◆ SOURCE DATA ◆
= = = = =

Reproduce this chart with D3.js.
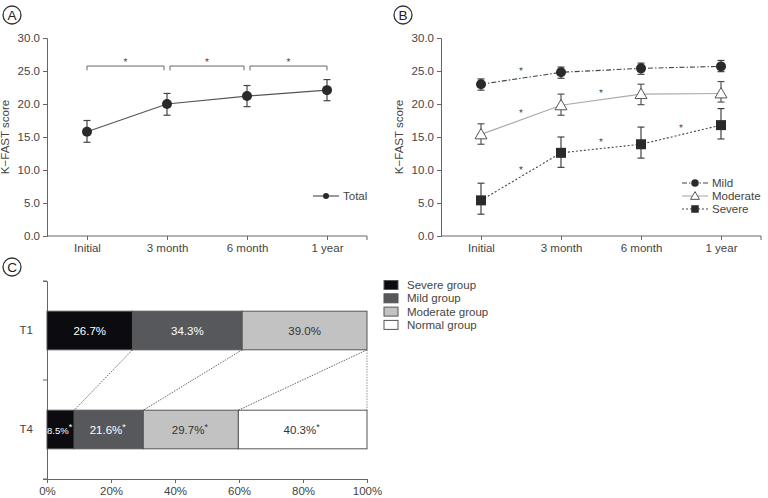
<!DOCTYPE html>
<html>
<head>
<meta charset="utf-8">
<script src="https://cdn.jsdelivr.net/npm/d3@7"></script>
<style>
  body { margin: 0; background: #fff; }
  svg { font-family: "Liberation Sans", Arial, sans-serif; }
  .axis path, .axis line { stroke: #666; }
  .axis text { fill: #444; font-size: 11.5px; }
</style>
</head>
<body>
<div id="chart"></div>
<script>
// ---- data ----
const timePoints = ["Initial", "3 month", "6 month", "1 year"]

// panel A: total
const totalMean = [15.8, 20.0, 21.2, 22.1]
const totalLow = [14.2, 18.3, 19.6, 20.5]
const totalHigh = [17.5, 21.6, 22.8, 23.7]

// panel B: by group
const groupNames = ["Mild", "Moderate", "Severe"]
const mildMean = [23.0, 24.8, 25.4, 25.7]
const mildLow = [22.1, 23.9, 24.5, 24.9]
const mildHigh = [23.8, 25.6, 26.2, 26.6]
const moderateMean = [15.4, 19.8, 21.5, 21.6]
const moderateLow = [13.9, 18.3, 19.9, 20.3]
const moderateHigh = [17.0, 21.5, 23.0, 23.4]
const severeMean = [5.4, 12.6, 13.9, 16.8]
const severeLow = [3.3, 10.4, 11.8, 14.7]
const severeHigh = [8.0, 15.0, 16.5, 19.3]
// intervals (start index) with a significant change
const mildSig = [0]
const moderateSig = [0, 1]
const severeSig = [0, 1, 2]

// panel C: stacked proportions
const stages = ["T1", "T4"]
const severityGroups = ["Severe group", "Mild group", "Moderate group", "Normal group"]
const t1Pct = [26.7, 34.3, 39.0, 0]
const t4Pct = [8.5, 21.6, 29.7, 40.3]
const t1Labels = ["26.7%", "34.3%", "39.0%", ""]
const t4Labels = ["8.5%", "21.6%", "29.7%", "40.3%"]
const t4Star = [true, true, true, true]

const yTicks = [0, 5, 10, 15, 20, 25, 30]
const pctTicks = [0, 20, 40, 60, 80, 100]

// ---- setup ----
const width = 768, height = 498
const svg = d3.select("#chart").append("svg")
  .attr("width", width)
  .attr("height", height)

function circledLabel(x, y, txt) {
  svg.append("circle").attr("cx", x).attr("cy", y).attr("r", 9)
    .attr("fill", "none").attr("stroke", "#333").attr("stroke-width", 1.3)
  svg.append("text").attr("x", x).attr("y", y + 5)
    .attr("text-anchor", "middle").attr("font-size", 13.5).attr("fill", "#222")
    .text(txt)
}

// builds a line-chart panel and returns its scales
function linePanel(left) {
  const g = svg.append("g")
  const x = d3.scalePoint().domain(timePoints).range([left, left + 320]).padding(0.5)
  const y = d3.scaleLinear().domain([0, 30]).range([236, 38])

  g.append("g").attr("class", "axis")
    .attr("transform", `translate(${left},0)`)
    .call(d3.axisLeft(y).tickValues(yTicks).tickFormat(d3.format(".1f")).tickSize(4).tickPadding(3))

  const xa = g.append("g").attr("class", "axis")
    .attr("transform", "translate(0,236)")
    .call(d3.axisBottom(x).tickSize(4).tickPadding(4))
  xa.select(".domain").attr("d", `M${left},0H${left + 320}V4`)

  g.append("text")
    .attr("transform", `translate(${left - 38},137) rotate(-90)`)
    .attr("text-anchor", "middle").attr("font-size", 11.5).attr("fill", "#444")
    .text("K\u2212FAST score")
  return { g, x, y }
}

function errorBars(g, x, y, lo, hi, color) {
  timePoints.forEach((t, i) => {
    const cx = x(t)
    g.append("line").attr("x1", cx).attr("x2", cx).attr("y1", y(lo[i])).attr("y2", y(hi[i]))
      .attr("stroke", color).attr("stroke-width", 1.2)
    ;[lo[i], hi[i]].forEach(v => {
      g.append("line").attr("x1", cx - 3.5).attr("x2", cx + 3.5).attr("y1", y(v)).attr("y2", y(v))
        .attr("stroke", color).attr("stroke-width", 1.2)
    })
  })
}

function star(g, x, y) {
  g.append("text").attr("x", x).attr("y", y)
    .attr("text-anchor", "middle").attr("font-size", 10).attr("fill", "#444")
    .style("text-rendering", "geometricPrecision")
    .text("*")
}

// ---- Panel A ----
circledLabel(12, 15, "A")
const A = linePanel(47)
errorBars(A.g, A.x, A.y, totalLow, totalHigh, "#444")
A.g.append("path")
  .datum(totalMean)
  .attr("d", d3.line().x((d, i) => A.x(timePoints[i])).y(d => A.y(d)))
  .attr("fill", "none").attr("stroke", "#555").attr("stroke-width", 1.2)
A.g.selectAll(".dotA").data(totalMean).enter().append("circle")
  .attr("cx", (d, i) => A.x(timePoints[i])).attr("cy", d => A.y(d))
  .attr("r", 5).attr("fill", "#2a2a2a")

// significance brackets
for (let i = 0; i < 3; i++) {
  const x1 = A.x(timePoints[i]) + (i === 0 ? 0 : 3)
  const x2 = A.x(timePoints[i + 1]) - (i === 2 ? 0 : 3)
  const yt = A.y(25.75), yb = A.y(25.1)
  A.g.append("path").attr("d", `M${x1},${yb}V${yt}H${x2}V${yb}`)
    .attr("fill", "none").attr("stroke", "#666").attr("stroke-width", 1)
  star(A.g, (x1 + x2) / 2, yt - 1)
}

// legend A
A.g.append("line").attr("x1", 313).attr("x2", 339).attr("y1", 196).attr("y2", 196)
  .attr("stroke", "#555").attr("stroke-width", 1.2)
A.g.append("circle").attr("cx", 326).attr("cy", 196).attr("r", 3).attr("fill", "#2a2a2a")
A.g.append("text").attr("x", 343).attr("y", 200).attr("font-size", 11.5).attr("fill", "#444").text("Total")

// ---- Panel B ----
circledLabel(403, 15, "B")
const B = linePanel(441)

const series = [
  { name: "Mild", mean: mildMean, lo: mildLow, hi: mildHigh, sig: mildSig, dash: "5,2,1.5,2", stroke: "#444", marker: "circle" },
  { name: "Moderate", mean: moderateMean, lo: moderateLow, hi: moderateHigh, sig: moderateSig, dash: null, stroke: "#aaa", marker: "triangle" },
  { name: "Severe", mean: severeMean, lo: severeLow, hi: severeHigh, sig: severeSig, dash: "2,2", stroke: "#444", marker: "square" }
]

function drawMarker(g, type, cx, cy, s) {
  if (type === "circle") {
    g.append("circle").attr("cx", cx).attr("cy", cy).attr("r", 5 * s).attr("fill", "#2a2a2a")
  } else if (type === "triangle") {
    g.append("path")
      .attr("d", d3.symbol().type(d3.symbolTriangle).size(62 * s * s))
      .attr("transform", `translate(${cx},${cy + 1 * s})`)
      .attr("fill", "#fff").attr("stroke", "#555").attr("stroke-width", 1)
  } else {
    g.append("rect").attr("x", cx - 5 * s).attr("y", cy - 5 * s)
      .attr("width", 10 * s).attr("height", 10 * s).attr("fill", "#2a2a2a")
  }
}

series.forEach(s => {
  errorBars(B.g, B.x, B.y, s.lo, s.hi, s.marker === "triangle" ? "#555" : "#444")
  B.g.append("path").datum(s.mean)
    .attr("d", d3.line().x((d, i) => B.x(timePoints[i])).y(d => B.y(d)))
    .attr("fill", "none").attr("stroke", s.stroke).attr("stroke-width", 1.1)
    .attr("stroke-dasharray", s.dash)
  s.mean.forEach((v, i) => drawMarker(B.g, s.marker, B.x(timePoints[i]), B.y(v), 1))
  s.sig.forEach(i => {
    const mx = (B.x(timePoints[i]) + B.x(timePoints[i + 1])) / 2
    const my = B.y((s.mean[i] + s.mean[i + 1]) / 2) - 4
    star(B.g, mx, my)
  })
})

// legend B
series.forEach((s, k) => {
  const ly = 183 + k * 13
  B.g.append("line").attr("x1", 682).attr("x2", 708).attr("y1", ly).attr("y2", ly)
    .attr("stroke", s.stroke).attr("stroke-width", 1.1).attr("stroke-dasharray", s.dash)
  drawMarker(B.g, s.marker, 695, ly, 0.75)
  B.g.append("text").attr("x", 712).attr("y", ly + 4).attr("font-size", 11.5).attr("fill", "#444").text(s.name)
})

// ---- Panel C ----
circledLabel(12, 267, "C")
const gC = svg.append("g")
const xC = d3.scaleLinear().domain([0, 100]).range([47, 367])
const yC = d3.scaleBand().domain(stages).range([281, 479])
const barH = yC.bandwidth() * 0.39
const fills = ["#0b0b10", "#57585c", "#c2c2c2", "#ffffff"]
const textFill = ["#fff", "#fff", "#333", "#333"]

gC.append("g").attr("class", "axis")
  .attr("transform", "translate(0,479)")
  .call(d3.axisBottom(xC).tickValues(pctTicks).tickFormat(d => d + "%").tickSize(4).tickSizeOuter(4).tickPadding(4))

const ya = gC.append("g").attr("class", "axis")
  .attr("transform", "translate(47,0)")
  .call(d3.axisLeft(yC).tickSize(0).tickPadding(14).tickSizeOuter(4))
// tick marks at band edges
;[281, 281 + yC.step(), 479].forEach(v => {
  ya.append("line").attr("x1", -4).attr("x2", 0).attr("y1", v).attr("y2", v).attr("stroke", "#666")
})

const pctRows = [t1Pct, t4Pct]
const labRows = [t1Labels, t4Labels]
const cums = pctRows.map(row => {
  let c = 0
  return row.map(v => { const s = c; c += v; return [s, Math.min(c, 100)] })
})

// connector lines between matching boundaries
const t1Top = yC("T1") + (yC.bandwidth() - barH) / 2
const t4Top = yC("T4") + (yC.bandwidth() - barH) / 2
for (let k = 0; k < 3; k++) {
  gC.append("line")
    .attr("x1", xC(cums[0][k][1])).attr("y1", t1Top + barH)
    .attr("x2", xC(cums[1][k][1])).attr("y2", t4Top)
    .attr("stroke", "#555").attr("stroke-width", 0.9).attr("stroke-dasharray", "1.5,1.2")
}
gC.append("line")
  .attr("x1", xC(100)).attr("y1", t1Top + barH).attr("x2", xC(100)).attr("y2", t4Top)
  .attr("stroke", "#888").attr("stroke-width", 0.9).attr("stroke-dasharray", "1.5,1.2")

stages.forEach((st, r) => {
  const top = yC(st) + (yC.bandwidth() - barH) / 2
  pctRows[r].forEach((v, k) => {
    if (v <= 0) return
    const [a, b] = cums[r][k]
    gC.append("rect").attr("x", xC(a)).attr("y", top)
      .attr("width", xC(b) - xC(a)).attr("height", barH)
      .attr("fill", fills[k]).attr("stroke", "#555").attr("stroke-width", 1)
    const small = v < 10
    const t = gC.append("text")
      .attr("x", (xC(a) + xC(b)) / 2 - (r === 1 ? 1 : 0)).attr("y", top + barH / 2 + 4)
      .attr("text-anchor", "middle").attr("font-size", small ? 9.5 : 11.5).attr("fill", textFill[k])
      .text(labRows[r][k])
    if (r === 1 && t4Star[k]) {
      t.append("tspan").attr("dy", -4).attr("font-size", 9).text("*")
    }
  })
})

// legend C
severityGroups.forEach((name, k) => {
  const ly = 285 + k * 13.3
  gC.append("rect").attr("x", 384).attr("y", ly - 4.5).attr("width", 14).attr("height", 9)
    .attr("fill", fills[k]).attr("stroke", "#555").attr("stroke-width", 1)
  gC.append("text").attr("x", 407).attr("y", ly + 4).attr("font-size", 11.5).attr("fill", "#444").text(name)
})
</script>
</body>
</html>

= = = = =

◆ EXERCISE PROMPT ◆
From the first line of the listing above, repeat every line through the one holding "const totalHigh = [17.5, 21.6, 22.8, 23.7]". Both ends count, and pictures stay out.

◆ EXERCISE SOLUTION ◆
Reproduce this chart with D3.js.
<!DOCTYPE html>
<html>
<head>
<meta charset="utf-8">
<script src="https://cdn.jsdelivr.net/npm/d3@7"></script>
<style>
  body { margin: 0; background: #fff; }
  svg { font-family: "Liberation Sans", Arial, sans-serif; }
  .axis path, .axis line { stroke: #666; }
  .axis text { fill: #444; font-size: 11.5px; }
</style>
</head>
<body>
<div id="chart"></div>
<script>
// ---- data ----
const timePoints = ["Initial", "3 month", "6 month", "1 year"]

// panel A: total
const totalMean = [15.8, 20.0, 21.2, 22.1]
const totalLow = [14.2, 18.3, 19.6, 20.5]
const totalHigh = [17.5, 21.6, 22.8, 23.7]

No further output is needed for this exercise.